**GIVEN DATA**

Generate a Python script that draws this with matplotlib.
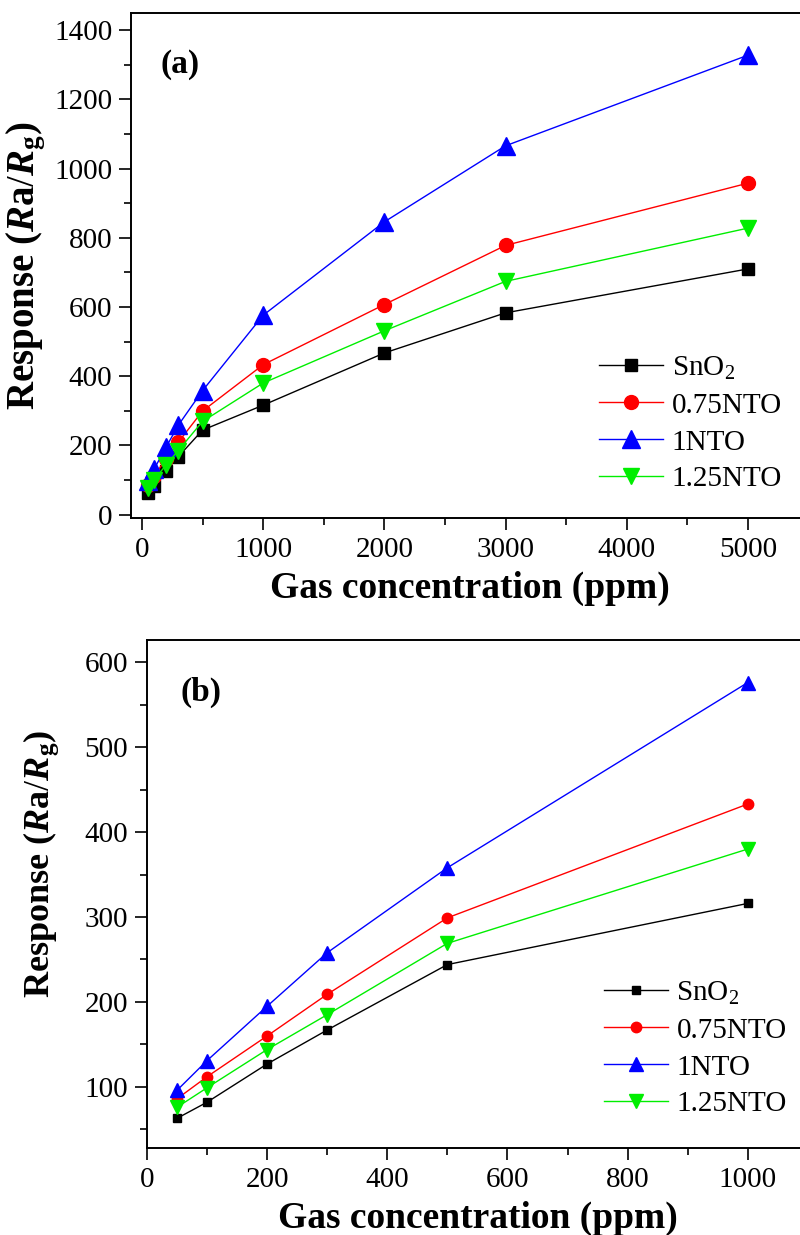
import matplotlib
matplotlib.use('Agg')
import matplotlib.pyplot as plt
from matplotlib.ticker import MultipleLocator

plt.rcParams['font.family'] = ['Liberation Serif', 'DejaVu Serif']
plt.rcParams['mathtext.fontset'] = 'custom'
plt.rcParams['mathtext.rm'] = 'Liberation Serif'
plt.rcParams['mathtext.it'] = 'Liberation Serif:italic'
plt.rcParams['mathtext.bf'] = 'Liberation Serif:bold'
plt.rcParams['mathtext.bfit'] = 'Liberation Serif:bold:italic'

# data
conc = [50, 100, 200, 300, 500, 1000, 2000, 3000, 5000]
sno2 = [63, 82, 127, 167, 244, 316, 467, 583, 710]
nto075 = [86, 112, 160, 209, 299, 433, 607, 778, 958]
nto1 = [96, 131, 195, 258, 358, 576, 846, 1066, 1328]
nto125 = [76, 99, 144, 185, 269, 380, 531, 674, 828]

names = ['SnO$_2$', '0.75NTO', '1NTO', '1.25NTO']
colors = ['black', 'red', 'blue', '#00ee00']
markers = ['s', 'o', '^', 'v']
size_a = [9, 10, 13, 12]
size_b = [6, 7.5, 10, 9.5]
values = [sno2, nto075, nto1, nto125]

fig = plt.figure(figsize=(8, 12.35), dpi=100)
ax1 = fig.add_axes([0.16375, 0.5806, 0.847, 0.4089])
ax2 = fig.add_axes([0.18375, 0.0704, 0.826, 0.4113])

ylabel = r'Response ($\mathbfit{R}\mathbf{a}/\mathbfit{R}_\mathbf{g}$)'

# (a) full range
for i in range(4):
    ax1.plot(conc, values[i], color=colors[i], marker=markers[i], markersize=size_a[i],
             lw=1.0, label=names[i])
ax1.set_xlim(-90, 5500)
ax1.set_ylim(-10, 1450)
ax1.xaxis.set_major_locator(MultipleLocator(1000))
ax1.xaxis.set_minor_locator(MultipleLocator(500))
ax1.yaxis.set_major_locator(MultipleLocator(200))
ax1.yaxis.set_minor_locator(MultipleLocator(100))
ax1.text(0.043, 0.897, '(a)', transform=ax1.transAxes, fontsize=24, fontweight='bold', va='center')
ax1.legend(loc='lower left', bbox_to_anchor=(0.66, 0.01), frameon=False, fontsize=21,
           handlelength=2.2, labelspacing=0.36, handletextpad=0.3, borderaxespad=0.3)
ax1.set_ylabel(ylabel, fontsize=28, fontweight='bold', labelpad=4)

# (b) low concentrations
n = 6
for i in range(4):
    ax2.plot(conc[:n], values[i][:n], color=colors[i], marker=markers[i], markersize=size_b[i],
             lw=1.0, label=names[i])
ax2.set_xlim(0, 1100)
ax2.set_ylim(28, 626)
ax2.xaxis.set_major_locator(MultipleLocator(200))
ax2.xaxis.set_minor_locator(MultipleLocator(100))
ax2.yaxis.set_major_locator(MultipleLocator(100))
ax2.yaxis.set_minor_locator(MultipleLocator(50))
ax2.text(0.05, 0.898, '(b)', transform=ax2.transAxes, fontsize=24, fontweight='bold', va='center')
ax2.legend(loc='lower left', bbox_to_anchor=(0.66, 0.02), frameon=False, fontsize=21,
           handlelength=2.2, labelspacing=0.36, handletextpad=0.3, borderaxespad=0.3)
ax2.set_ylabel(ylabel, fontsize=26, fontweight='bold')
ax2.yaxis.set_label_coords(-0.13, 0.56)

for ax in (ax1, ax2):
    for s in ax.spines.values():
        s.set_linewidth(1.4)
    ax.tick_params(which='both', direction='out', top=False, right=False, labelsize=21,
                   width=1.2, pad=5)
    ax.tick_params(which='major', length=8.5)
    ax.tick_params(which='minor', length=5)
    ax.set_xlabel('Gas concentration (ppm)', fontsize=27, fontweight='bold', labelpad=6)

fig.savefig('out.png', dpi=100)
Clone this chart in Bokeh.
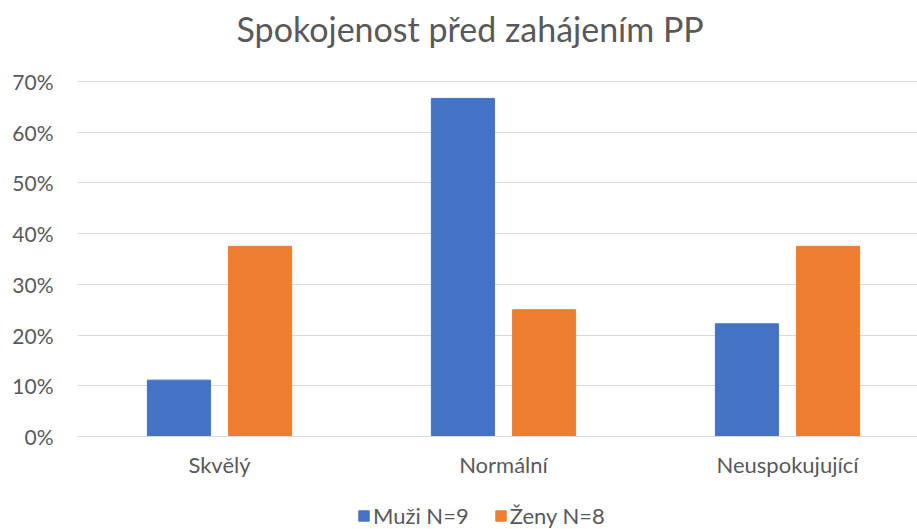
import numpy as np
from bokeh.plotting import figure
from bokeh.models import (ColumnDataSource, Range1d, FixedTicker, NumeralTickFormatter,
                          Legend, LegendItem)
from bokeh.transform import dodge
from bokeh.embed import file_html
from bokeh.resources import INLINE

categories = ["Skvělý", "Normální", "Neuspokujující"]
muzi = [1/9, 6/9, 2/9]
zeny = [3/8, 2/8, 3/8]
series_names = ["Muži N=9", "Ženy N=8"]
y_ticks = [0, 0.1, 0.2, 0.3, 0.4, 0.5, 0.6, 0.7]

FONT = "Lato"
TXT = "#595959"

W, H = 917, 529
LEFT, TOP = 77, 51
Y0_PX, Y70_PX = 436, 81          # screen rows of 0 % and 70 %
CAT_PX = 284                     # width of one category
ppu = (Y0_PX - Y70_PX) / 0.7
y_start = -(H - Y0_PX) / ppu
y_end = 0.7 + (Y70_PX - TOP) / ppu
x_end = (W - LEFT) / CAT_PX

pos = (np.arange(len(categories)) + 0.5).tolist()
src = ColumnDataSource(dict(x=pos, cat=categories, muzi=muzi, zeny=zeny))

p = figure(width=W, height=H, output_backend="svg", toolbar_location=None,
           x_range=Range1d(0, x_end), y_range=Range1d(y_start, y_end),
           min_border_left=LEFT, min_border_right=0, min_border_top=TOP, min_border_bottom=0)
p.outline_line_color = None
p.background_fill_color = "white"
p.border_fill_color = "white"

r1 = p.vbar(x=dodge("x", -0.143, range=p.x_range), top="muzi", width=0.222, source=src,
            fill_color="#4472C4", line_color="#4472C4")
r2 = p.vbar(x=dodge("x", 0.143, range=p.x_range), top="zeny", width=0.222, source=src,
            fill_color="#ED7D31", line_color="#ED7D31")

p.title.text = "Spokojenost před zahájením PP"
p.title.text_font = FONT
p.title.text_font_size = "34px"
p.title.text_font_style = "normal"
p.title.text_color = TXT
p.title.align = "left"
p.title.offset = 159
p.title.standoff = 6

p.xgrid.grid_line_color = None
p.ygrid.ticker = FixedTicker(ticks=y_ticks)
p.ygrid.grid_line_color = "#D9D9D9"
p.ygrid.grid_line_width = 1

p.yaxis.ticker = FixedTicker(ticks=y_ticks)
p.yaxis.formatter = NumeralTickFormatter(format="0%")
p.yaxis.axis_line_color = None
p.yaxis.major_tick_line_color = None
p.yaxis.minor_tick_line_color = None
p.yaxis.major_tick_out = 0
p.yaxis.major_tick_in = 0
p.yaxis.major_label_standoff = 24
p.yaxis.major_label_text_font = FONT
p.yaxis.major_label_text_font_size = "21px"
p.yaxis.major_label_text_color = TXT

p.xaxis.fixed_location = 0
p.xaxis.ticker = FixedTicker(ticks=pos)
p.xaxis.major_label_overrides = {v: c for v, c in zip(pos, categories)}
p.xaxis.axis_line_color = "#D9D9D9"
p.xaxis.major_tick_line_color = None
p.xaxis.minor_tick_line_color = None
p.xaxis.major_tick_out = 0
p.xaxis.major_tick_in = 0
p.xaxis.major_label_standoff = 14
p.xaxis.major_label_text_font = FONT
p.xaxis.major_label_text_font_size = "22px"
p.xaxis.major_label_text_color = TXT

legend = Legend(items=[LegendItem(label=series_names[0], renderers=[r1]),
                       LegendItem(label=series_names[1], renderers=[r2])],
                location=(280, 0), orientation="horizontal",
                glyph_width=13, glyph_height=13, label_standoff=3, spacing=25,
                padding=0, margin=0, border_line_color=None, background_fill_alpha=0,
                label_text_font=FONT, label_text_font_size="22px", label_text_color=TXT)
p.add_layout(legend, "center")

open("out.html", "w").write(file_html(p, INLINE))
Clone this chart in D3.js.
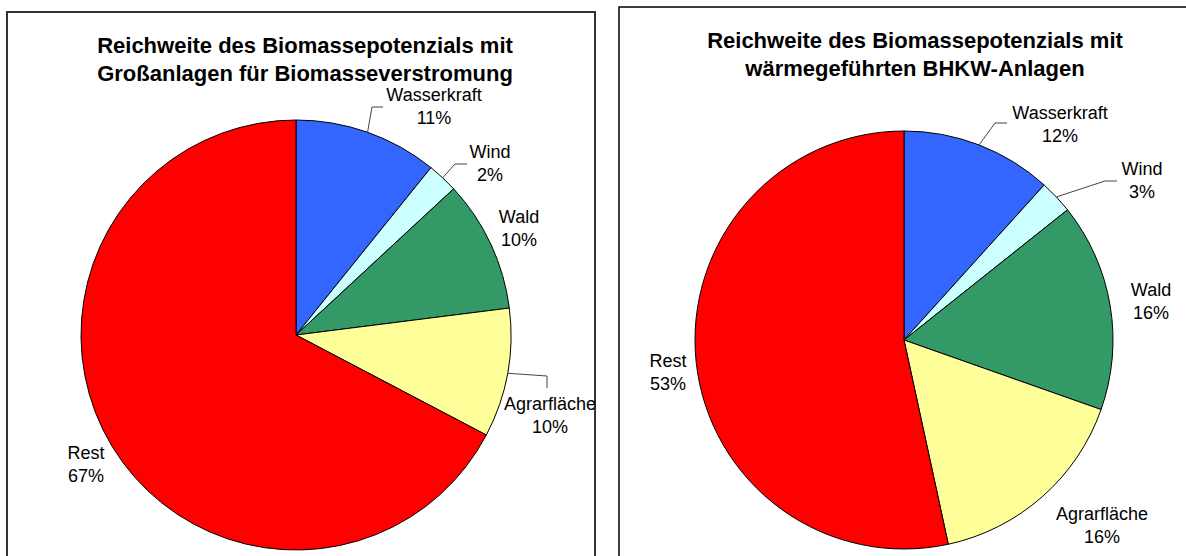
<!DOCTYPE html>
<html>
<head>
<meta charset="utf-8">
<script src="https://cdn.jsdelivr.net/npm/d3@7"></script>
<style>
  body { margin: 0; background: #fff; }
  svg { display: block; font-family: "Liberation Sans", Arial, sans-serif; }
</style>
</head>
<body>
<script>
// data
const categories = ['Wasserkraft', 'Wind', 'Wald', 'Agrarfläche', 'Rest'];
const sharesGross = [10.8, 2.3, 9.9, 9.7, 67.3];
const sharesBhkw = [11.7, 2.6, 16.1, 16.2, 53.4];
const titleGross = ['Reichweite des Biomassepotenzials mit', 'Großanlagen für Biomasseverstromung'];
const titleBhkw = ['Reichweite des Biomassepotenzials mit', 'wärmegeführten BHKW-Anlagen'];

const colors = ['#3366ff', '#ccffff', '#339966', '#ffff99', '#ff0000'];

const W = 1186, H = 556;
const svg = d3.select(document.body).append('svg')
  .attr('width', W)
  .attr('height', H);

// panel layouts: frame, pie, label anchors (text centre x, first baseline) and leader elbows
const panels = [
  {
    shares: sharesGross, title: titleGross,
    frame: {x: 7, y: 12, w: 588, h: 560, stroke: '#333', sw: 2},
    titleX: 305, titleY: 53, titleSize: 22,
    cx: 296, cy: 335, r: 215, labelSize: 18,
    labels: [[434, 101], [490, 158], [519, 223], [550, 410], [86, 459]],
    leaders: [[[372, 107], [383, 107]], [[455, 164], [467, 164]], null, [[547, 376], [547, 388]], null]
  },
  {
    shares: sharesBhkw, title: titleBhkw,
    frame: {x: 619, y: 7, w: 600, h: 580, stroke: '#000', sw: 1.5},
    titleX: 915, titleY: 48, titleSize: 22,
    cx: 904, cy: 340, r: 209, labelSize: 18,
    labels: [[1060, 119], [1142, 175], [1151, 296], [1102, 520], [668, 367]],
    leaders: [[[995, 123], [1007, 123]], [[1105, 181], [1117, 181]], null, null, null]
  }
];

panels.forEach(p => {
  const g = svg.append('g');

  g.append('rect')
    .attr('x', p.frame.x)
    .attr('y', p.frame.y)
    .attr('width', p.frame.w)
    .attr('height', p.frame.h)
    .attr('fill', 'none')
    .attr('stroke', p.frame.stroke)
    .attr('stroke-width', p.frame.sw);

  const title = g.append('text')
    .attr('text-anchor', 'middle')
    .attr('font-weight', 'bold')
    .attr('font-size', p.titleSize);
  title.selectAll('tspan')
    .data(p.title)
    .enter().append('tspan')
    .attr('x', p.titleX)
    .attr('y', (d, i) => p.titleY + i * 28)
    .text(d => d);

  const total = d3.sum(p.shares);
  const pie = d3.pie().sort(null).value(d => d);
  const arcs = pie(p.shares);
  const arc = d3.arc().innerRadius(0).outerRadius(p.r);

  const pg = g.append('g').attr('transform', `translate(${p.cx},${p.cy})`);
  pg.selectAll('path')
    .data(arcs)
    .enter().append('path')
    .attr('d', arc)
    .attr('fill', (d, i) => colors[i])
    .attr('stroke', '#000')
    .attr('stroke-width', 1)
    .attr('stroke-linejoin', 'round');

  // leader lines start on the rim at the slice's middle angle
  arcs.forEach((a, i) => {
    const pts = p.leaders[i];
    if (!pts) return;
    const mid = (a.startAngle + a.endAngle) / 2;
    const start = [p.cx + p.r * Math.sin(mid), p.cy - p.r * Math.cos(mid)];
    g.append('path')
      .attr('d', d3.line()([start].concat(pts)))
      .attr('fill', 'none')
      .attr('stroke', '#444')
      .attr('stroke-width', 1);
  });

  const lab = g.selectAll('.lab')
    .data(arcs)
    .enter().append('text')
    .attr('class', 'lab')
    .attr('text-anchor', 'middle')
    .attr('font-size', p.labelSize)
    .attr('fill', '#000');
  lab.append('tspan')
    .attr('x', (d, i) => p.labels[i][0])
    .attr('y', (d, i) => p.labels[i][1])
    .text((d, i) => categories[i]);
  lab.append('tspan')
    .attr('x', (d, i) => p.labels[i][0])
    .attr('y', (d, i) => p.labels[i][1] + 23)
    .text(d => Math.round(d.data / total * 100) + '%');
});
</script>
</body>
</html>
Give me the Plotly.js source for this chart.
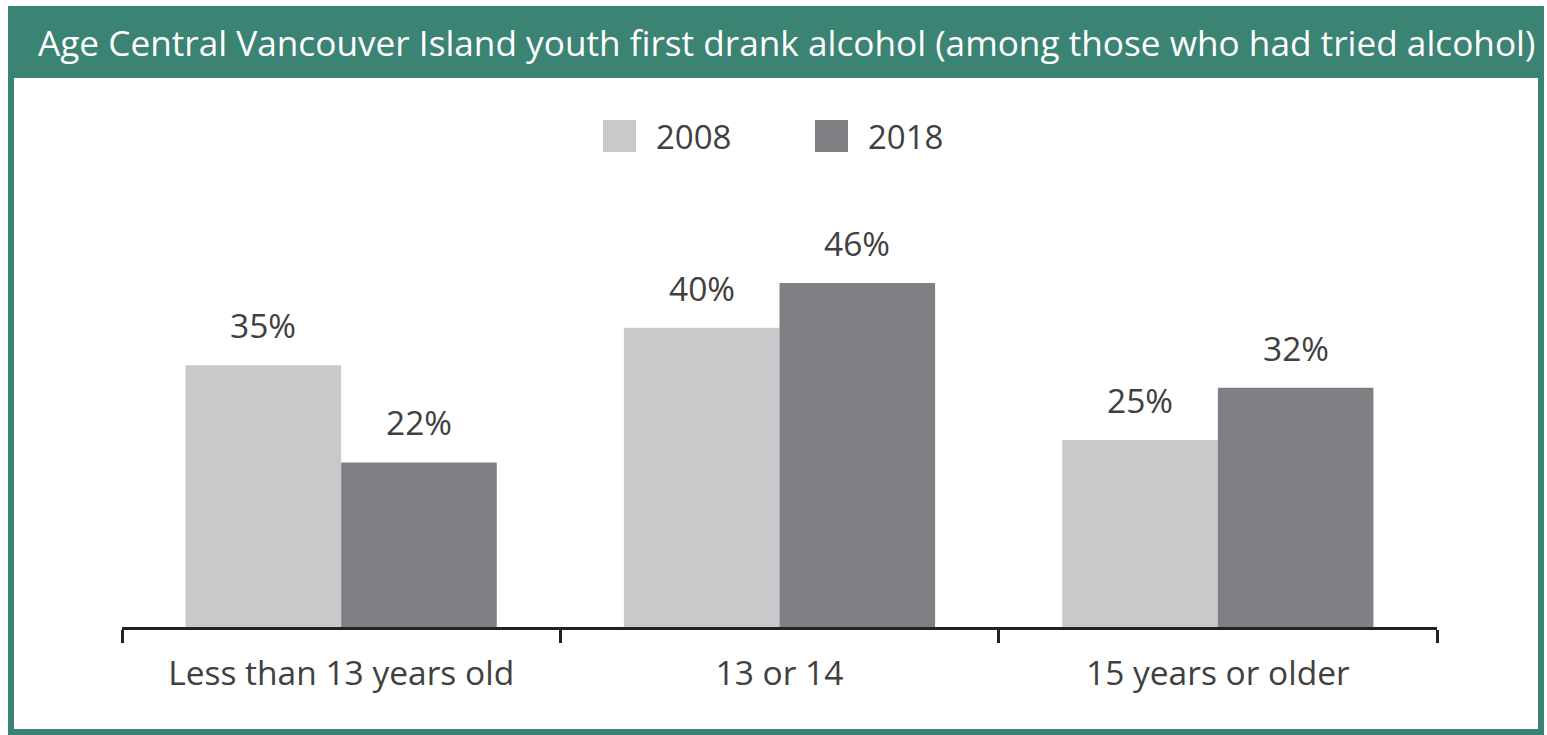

**EXERCISE**
Leave the pictures out and please restate exactly the lines running from the start of the material through the one with "ylabel = r'Response".

**CORRECT RESULT**
Generate a Python script that draws this with matplotlib.
import matplotlib
matplotlib.use('Agg')
import matplotlib.pyplot as plt
from matplotlib.ticker import MultipleLocator

plt.rcParams['font.family'] = ['Liberation Serif', 'DejaVu Serif']
plt.rcParams['mathtext.fontset'] = 'custom'
plt.rcParams['mathtext.rm'] = 'Liberation Serif'
plt.rcParams['mathtext.it'] = 'Liberation Serif:italic'
plt.rcParams['mathtext.bf'] = 'Liberation Serif:bold'
plt.rcParams['mathtext.bfit'] = 'Liberation Serif:bold:italic'

# data
conc = [50, 100, 200, 300, 500, 1000, 2000, 3000, 5000]
sno2 = [63, 82, 127, 167, 244, 316, 467, 583, 710]
nto075 = [86, 112, 160, 209, 299, 433, 607, 778, 958]
nto1 = [96, 131, 195, 258, 358, 576, 846, 1066, 1328]
nto125 = [76, 99, 144, 185, 269, 380, 531, 674, 828]

names = ['SnO$_2$', '0.75NTO', '1NTO', '1.25NTO']
colors = ['black', 'red', 'blue', '#00ee00']
markers = ['s', 'o', '^', 'v']
size_a = [9, 10, 13, 12]
size_b = [6, 7.5, 10, 9.5]
values = [sno2, nto075, nto1, nto125]

fig = plt.figure(figsize=(8, 12.35), dpi=100)
ax1 = fig.add_axes([0.16375, 0.5806, 0.847, 0.4089])
ax2 = fig.add_axes([0.18375, 0.0704, 0.826, 0.4113])

ylabel = r'Response ($\mathbfit{R}\mathbf{a}/\mathbfit{R}_\mathbf{g}$)'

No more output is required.